Employee engagement is an urgent priority to 78 percent of business leaders, according to Deloitte. This is not hard to understand – engaged employees do better work for their companies, and are more likely to stay. In fact, according to Fast Company, engaged employees can improve all key performance indicators for a business.
Companies have tried countless solutions to improve employee engagement, from catered lunches to nap pods, but these attempts will often have a short-lived impact, or will not make an appreciable difference. This may be especially true in stressful professions like sales, where the employees might not have enough consistent downtime at work to use special amenities in the first place.
Treating people as individuals
It’s widely acknowledged in daily life that different people are motivated by different things – and this is equally true in the business world. Compensation is certainly important to workers, but feeling that it’s distributed with reasonable criteria is also vital, according to data from Towers Watson. Having performance-based pay can catapult a sales team’s performance, but if the reasons some people achieve bonuses aren’t clear, or the individual’s path to higher pay is murky, it may not make much of a difference.
A manager’s role
The best managers also know all about their own roles in employee engagement and retention. A well-paying job is wonderful, but a great manager can lift his or her team with other strategies. From encouraging personal development to creating clear expectations, a manager has a lot of responsibility to create a work environment that fosters engagement.
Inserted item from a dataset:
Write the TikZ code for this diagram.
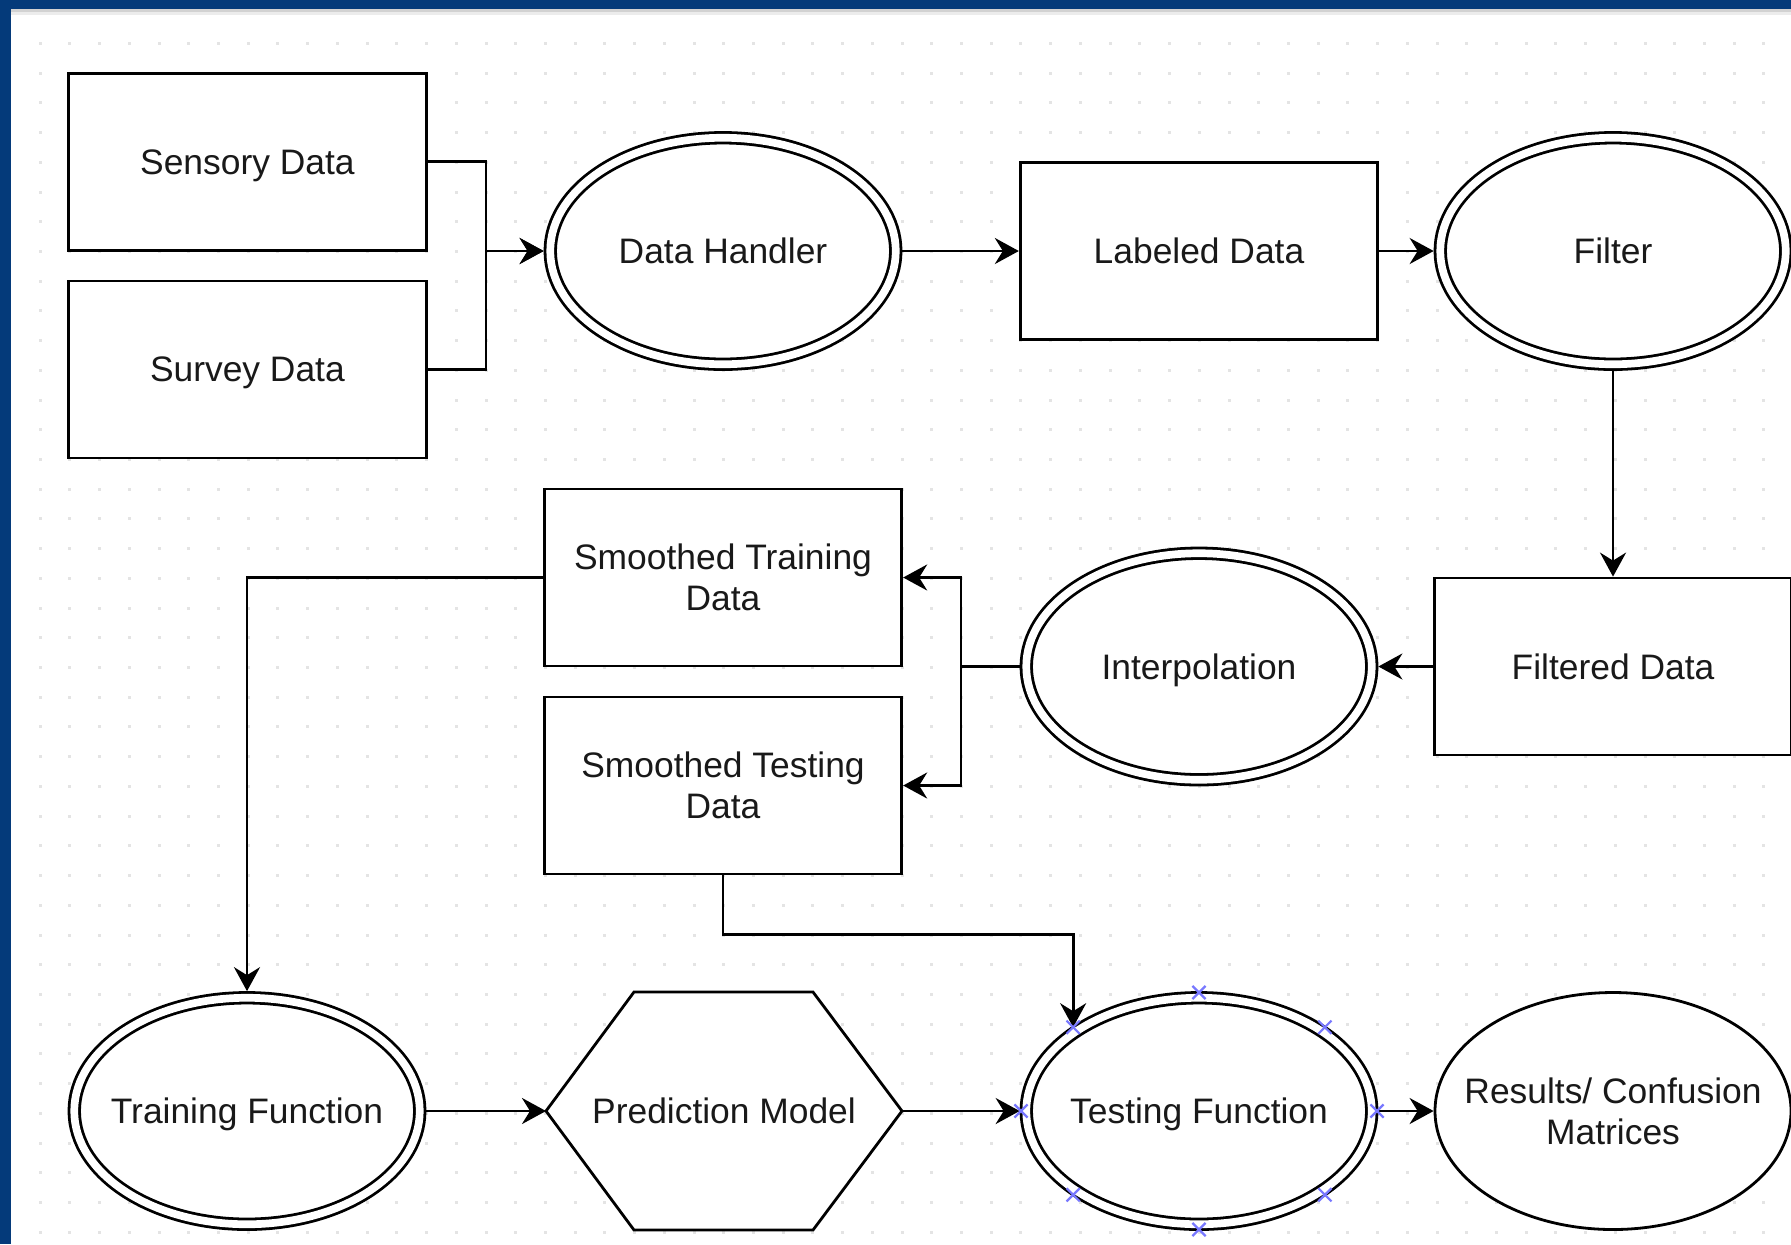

Using big data can help managers get a handle on what their teams need as people and as a unit.
Individual goals for each worker
Workers also have various levels of performance, areas for improvement and personal bests in sales numbers. Using incentive compensation software that takes this into account can bring engagement to a human level, which is necessary if it is expected to work. Software that treats people as individuals can target the most valued forms of compensation for everyone, whether that’s more money, more days off or simply public shows of appreciation. It can also adapt to fit different needs, from the top performer who delights in topping his or her former records to the employee who needs a lot of motivation to get over a slump.